For as long as anyone in Central City, Kentucky can remember, Tom Christerson has spent his mornings having coffee with his buddies and visiting the local barbershop -- whether he needs a haircut or not.

The only difference these days is that now Christerson, an unassuming man who shuns the limelight and the camera lights, is a walking medical marvel, reports CBS News Correspondent Elizabeth Kaledin.

The red bag he carries is not his lunch; it's the batteries that power his completely self-contained artificial heart.

Christerson had the heart implanted on Sept. 13, 2001. Of seven men who participated in the experiment, he is the only one who has lived long enough to leave the hospital and go home.

Before the operation, Christerson had just days to live. When the terrorist attacks of Sept. 11 delayed his surgery, doctors Laman Gray and Rob Dowling didn't think he'd make it.

"He was so sick the concern was, 'Could he survive another day or is he going to be in a sense, another victim of the terrorist attacks?'" said Dowling, a heart surgeon at Jewish Hospital.

Doctors Gray and Dowling removed Christerson's badly damaged heart and replaced it with a device known as the abiocor -- a plastic and metal heart about the size of a grapefruit.

The artificial heart works much like a natural heart, by pumping blood to the lungs and to the rest of the body.
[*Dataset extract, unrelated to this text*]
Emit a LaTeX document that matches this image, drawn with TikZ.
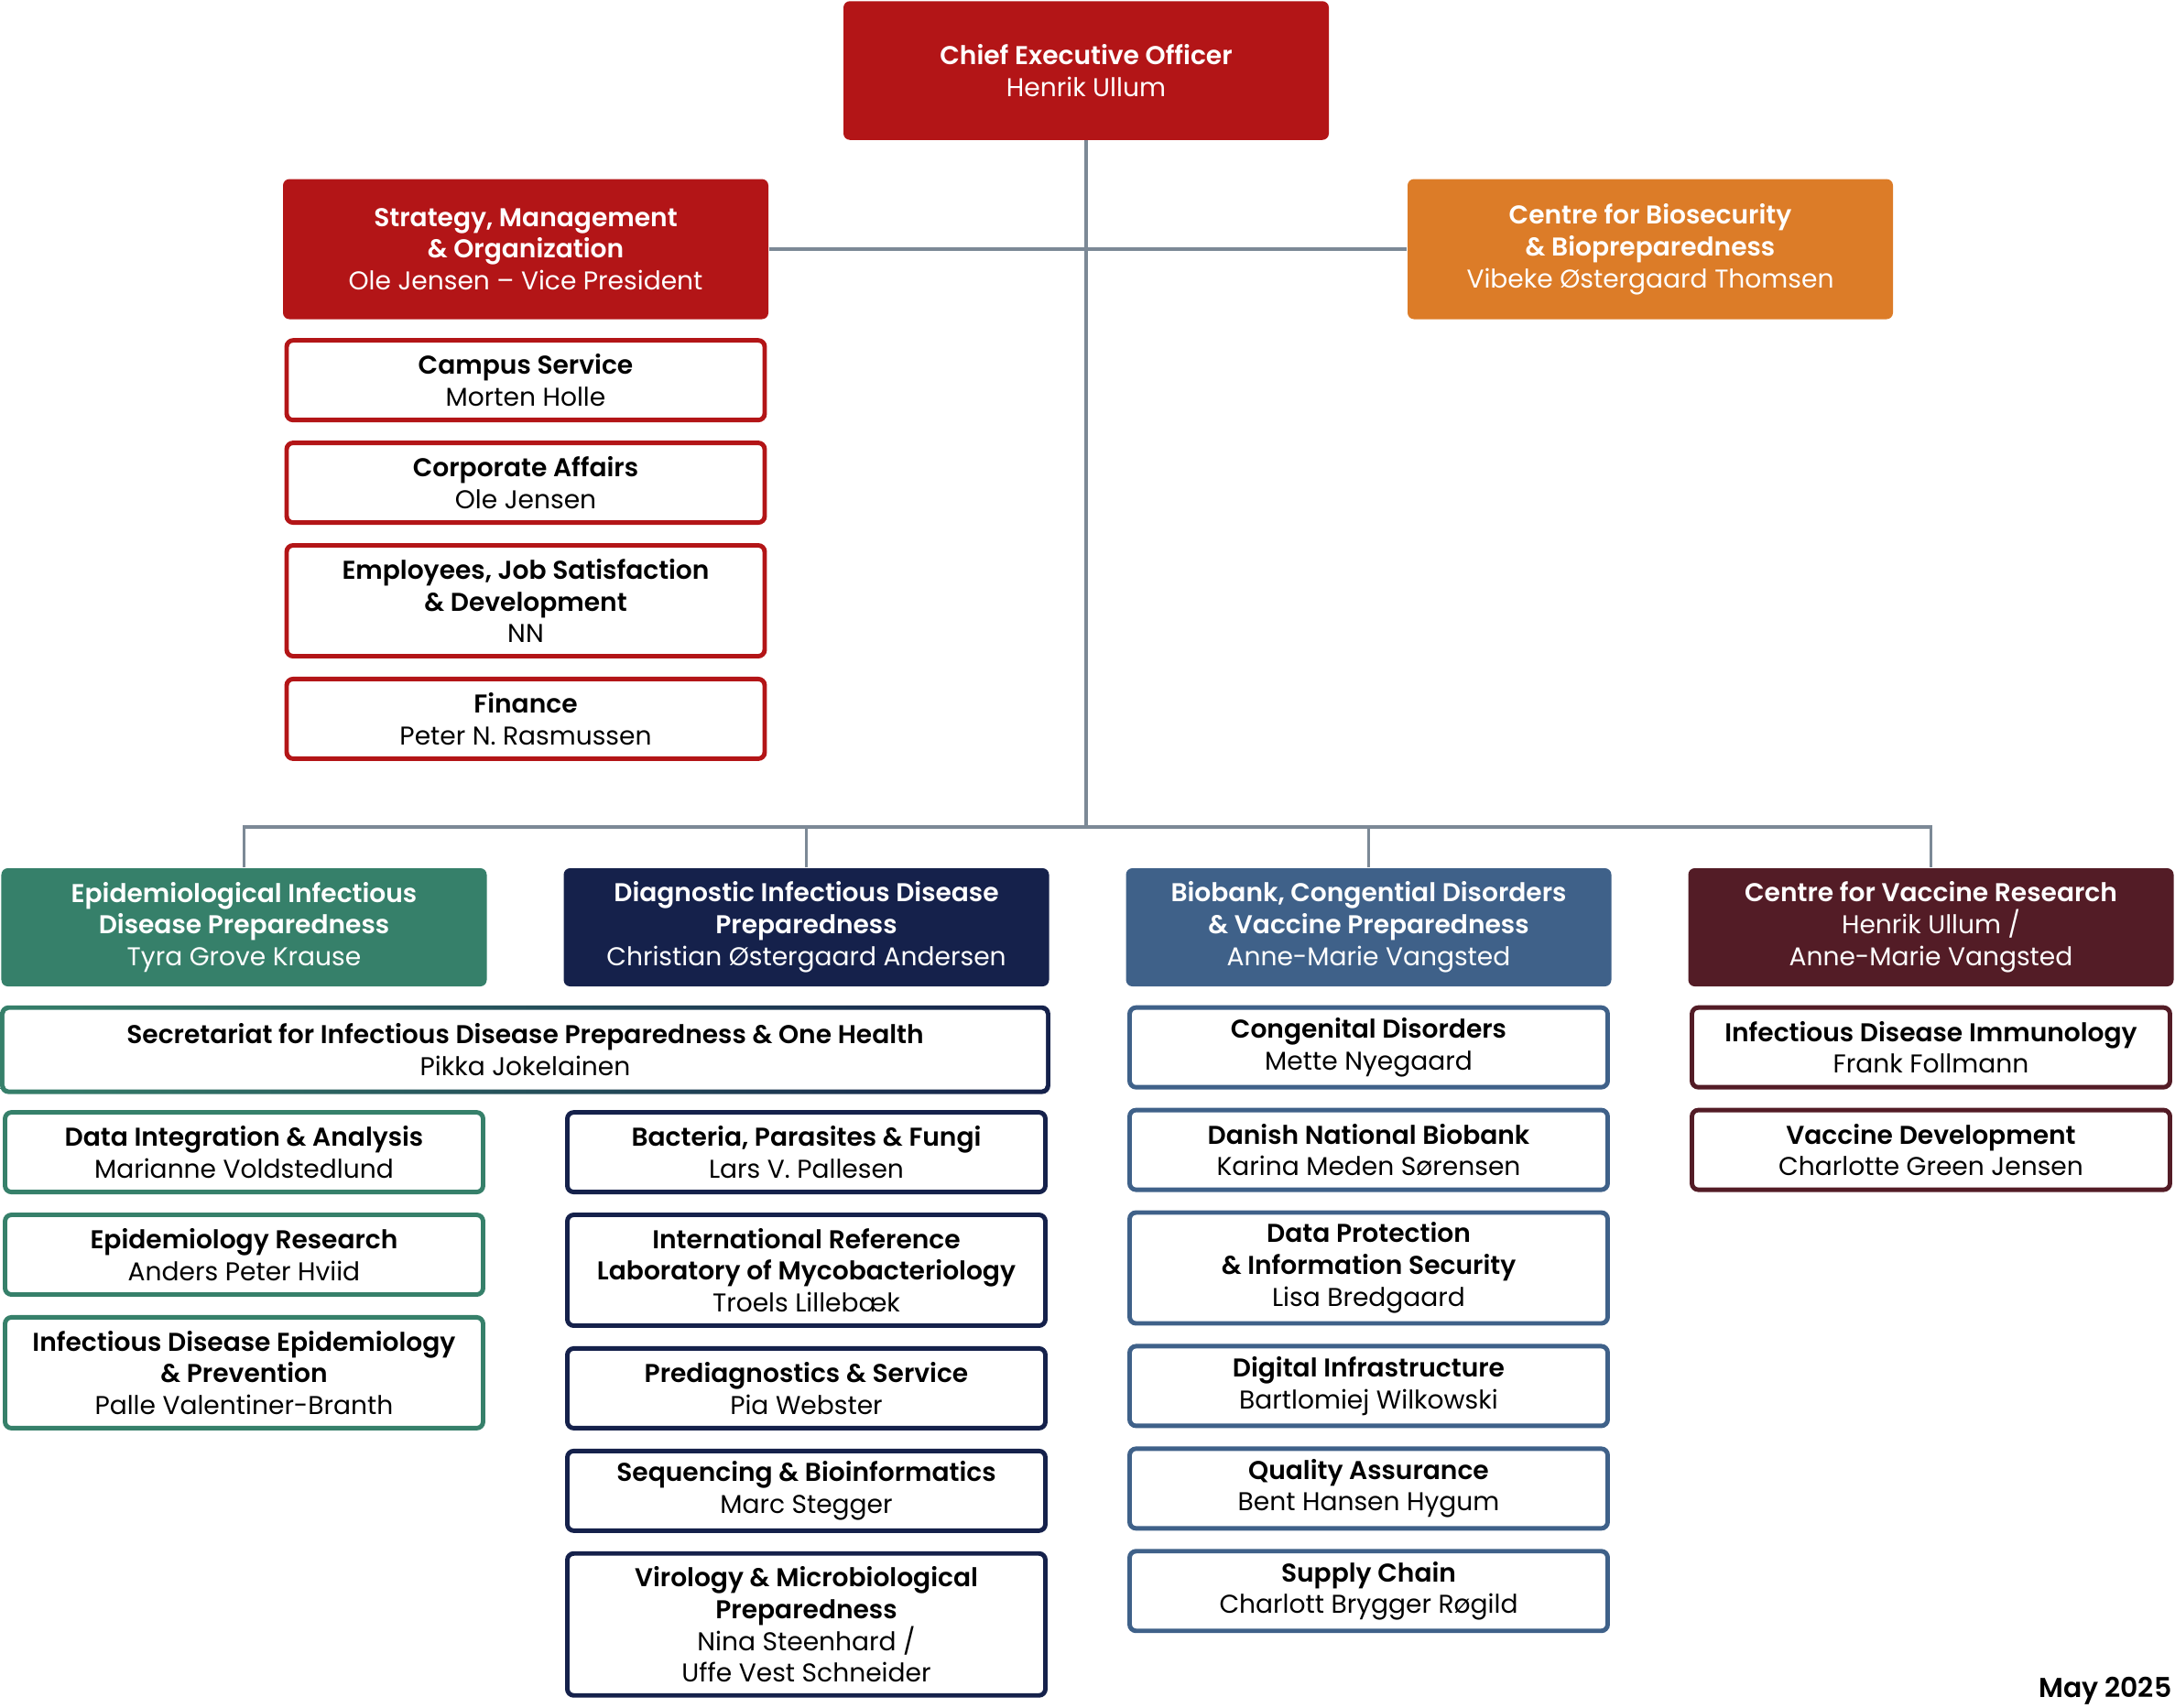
\documentclass[tikz,border=0pt]{standalone}
\usepackage{fontspec}
\setmainfont{Poppins}[BoldFont={Poppins SemiBold}]
\usetikzlibrary{positioning,calc,backgrounds}
\usepackage{xcolor}
\definecolor{redc}{HTML}{B31517}
\definecolor{orangec}{HTML}{DC7C28}
\definecolor{greenc}{HTML}{36806A}
\definecolor{navyc}{HTML}{15214B}
\definecolor{bluec}{HTML}{3F6189}
\definecolor{maroonc}{HTML}{531C26}
\definecolor{linec}{HTML}{7C8996}

\begin{document}
\begin{tikzpicture}[node distance=0.20cm, every node/.style={font=\fontsize{8}{9.9}\selectfont}]
    \tikzstyle{head} = [rectangle, rounded corners=2pt, text=white, minimum width=5.30cm, align=center, inner sep=0pt]
    \tikzstyle{unit} = [rectangle, rounded corners=2pt, draw, line width=1.4pt, fill=white, minimum width=5.22cm, align=center, inner sep=0pt]
    \tikzstyle{two} = [minimum height=0.87cm]
    \tikzstyle{three} = [minimum height=1.21cm]
    \tikzstyle{four} = [minimum height=1.55cm]
    \tikzstyle{link} = [draw=linec, line width=1.1pt]

    \useasboundingbox (0,0) rectangle (23.75,-18.64);

    % Management
    \node[head, fill=redc, minimum height=1.515cm] (ceo) at (11.86,-0.77) {\textbf{Chief Executive Officer}\\Henrik Ullum};
    \node[head, fill=redc, minimum height=1.53cm] (sma) at (5.74,-2.72) {\textbf{Strategy, Management}\\\textbf{\& Organization}\\Ole Jensen – Vice President};
    \node[head, fill=orangec, minimum height=1.53cm] (cbb) at (18.02,-2.72) {\textbf{Centre for Biosecurity}\\\textbf{\& Biopreparedness}\\Vibeke Østergaard Thomsen};

    \node[unit, two, draw=redc] (campus) [below=of sma] {\textbf{Campus Service}\\Morten Holle};
    \node[unit, two, draw=redc] (affairs) [below=of campus] {\textbf{Corporate Affairs}\\Ole Jensen};
    \node[unit, three, draw=redc] (employees) [below=of affairs] {\textbf{Employees, Job Satisfaction}\\\textbf{\& Development}\\NN};
    \node[unit, two, draw=redc] (finance) [below=of employees] {\textbf{Finance}\\Peter N. Rasmussen};

    % Divisions
    \node[head, fill=greenc, minimum height=1.29cm] (epi) at (2.665,-10.125) {\textbf{Epidemiological Infectious}\\\textbf{Disease Preparedness}\\Tyra Grove Krause};
    \node[head, fill=navyc, minimum height=1.29cm] (dip) at (8.805,-10.125) {\textbf{Diagnostic Infectious Disease}\\\textbf{Preparedness}\\Christian Østergaard Andersen};
    \node[head, fill=bluec, minimum height=1.29cm] (bcv) at (14.945,-10.125) {\textbf{Biobank, Congential Disorders}\\\textbf{\& Vaccine Preparedness}\\Anne-Marie Vangsted};
    \node[head, fill=maroonc, minimum height=1.29cm] (cvr) at (21.085,-10.125) {\textbf{Centre for Vaccine Research}\\Henrik Ullum /\\Anne-Marie Vangsted};

    % Secretariat
    \coordinate (secmid) at ($(epi.south)!0.5!(dip.south)$);
    \node[unit, two, draw=none, fill=none, minimum width=11.37cm] (sec) [below=0.225cm of secmid] {\textbf{Secretariat for Infectious Disease Preparedness \& One Health}\\Pikka Jokelainen};
    \begin{scope}[on background layer]
        \shade[left color=greenc, right color=navyc, rounded corners=2.6pt] ([shift={(-0.7pt,0.7pt)}]sec.north west) rectangle ([shift={(0.7pt,-0.7pt)}]sec.south east);
        \fill[white, rounded corners=1.4pt] ([shift={(0.7pt,-0.7pt)}]sec.north west) rectangle ([shift={(-0.7pt,0.7pt)}]sec.south east);
    \end{scope}
    \coordinate (secl) at (sec.south -| epi.south);
    \coordinate (secr) at (sec.south -| dip.south);

    % Epidemiology
    \node[unit, two, draw=greenc] (dia) [below=of secl] {\textbf{Data Integration \& Analysis}\\Marianne Voldstedlund};
    \node[unit, two, draw=greenc] (epr) [below=of dia] {\textbf{Epidemiology Research}\\Anders Peter Hviid};
    \node[unit, three, draw=greenc] (idep) [below=of epr] {\textbf{Infectious Disease Epidemiology}\\\textbf{\& Prevention}\\Palle Valentiner-Branth};

    % Diagnostics
    \node[unit, two, draw=navyc] (bpf) [below=of secr] {\textbf{Bacteria, Parasites \& Fungi}\\Lars V. Pallesen};
    \node[unit, three, draw=navyc] (irl) [below=of bpf] {\textbf{International Reference}\\\textbf{Laboratory of Mycobacteriology}\\Troels Lillebæk};
    \node[unit, two, draw=navyc] (pre) [below=of irl] {\textbf{Prediagnostics \& Service}\\Pia Webster};
    \node[unit, two, draw=navyc] (seq) [below=of pre] {\textbf{Sequencing \& Bioinformatics}\\Marc Stegger};
    \node[unit, four, draw=navyc] (vir) [below=of seq] {\textbf{Virology \& Microbiological}\\\textbf{Preparedness}\\Nina Steenhard /\\Uffe Vest Schneider};

    % Biobank
    \node[unit, two, draw=bluec] (cod) [below=of bcv] {\textbf{Congenital Disorders}\\Mette Nyegaard};
    \node[unit, two, draw=bluec] (dnb) [below=of cod] {\textbf{Danish National Biobank}\\Karina Meden Sørensen};
    \node[unit, three, draw=bluec] (dpi) [below=of dnb] {\textbf{Data Protection}\\\textbf{\& Information Security}\\Lisa Bredgaard};
    \node[unit, two, draw=bluec] (dig) [below=of dpi] {\textbf{Digital Infrastructure}\\Bartlomiej Wilkowski};
    \node[unit, two, draw=bluec] (qa) [below=of dig] {\textbf{Quality Assurance}\\Bent Hansen Hygum};
    \node[unit, two, draw=bluec] (sup) [below=of qa] {\textbf{Supply Chain}\\Charlott Brygger Røgild};

    % Vaccine research
    \node[unit, two, draw=maroonc] (idi) [below=of cvr] {\textbf{Infectious Disease Immunology}\\Frank Follmann};
    \node[unit, two, draw=maroonc] (vdev) [below=of idi] {\textbf{Vaccine Development}\\Charlotte Green Jensen};

    \node[anchor=base east, inner sep=0pt, font=\fontsize{8.5}{9.9}\selectfont\bfseries] (date) at (23.72,-18.53) {May 2025};

    % Lines
    \coordinate (bus) at (11.86,-9.03);
    \begin{scope}[on background layer]
        \draw[link] (ceo) -- (bus);
        \draw[link] (sma) -- (cbb);
        \draw[link] (epi.north) |- (bus) -| (cvr.north);
        \draw[link] (dip.north) -- (dip.north |- bus);
        \draw[link] (bcv.north) -- (bcv.north |- bus);
    \end{scope}
\end{tikzpicture}
\end{document}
No wires or tubes pass through the skin; instead, power is transmitted across the skin.

The abiocor heart has been controversial though: some ethicists argued human subjects were just part of a risky science experiment and would never achieve a reasonable quality of life after the surgery.

But Christerson has proved them wrong. After a long recuperation -- and constant physical therapy -- the new heart has allowed him to attend a NASCAR race, celebrate his 55th wedding anniversary and witness the birth of his first great grandchild.

Is it an experiment? Absolutely, doctors admit -- but one that might some day help thousands of people.

"If we can add five years to someone's life and add it so that they have a quality of life, I think that's extremely important and that's certainly what our goal is," said Gray.

For Tom Christerson, that goal has been met.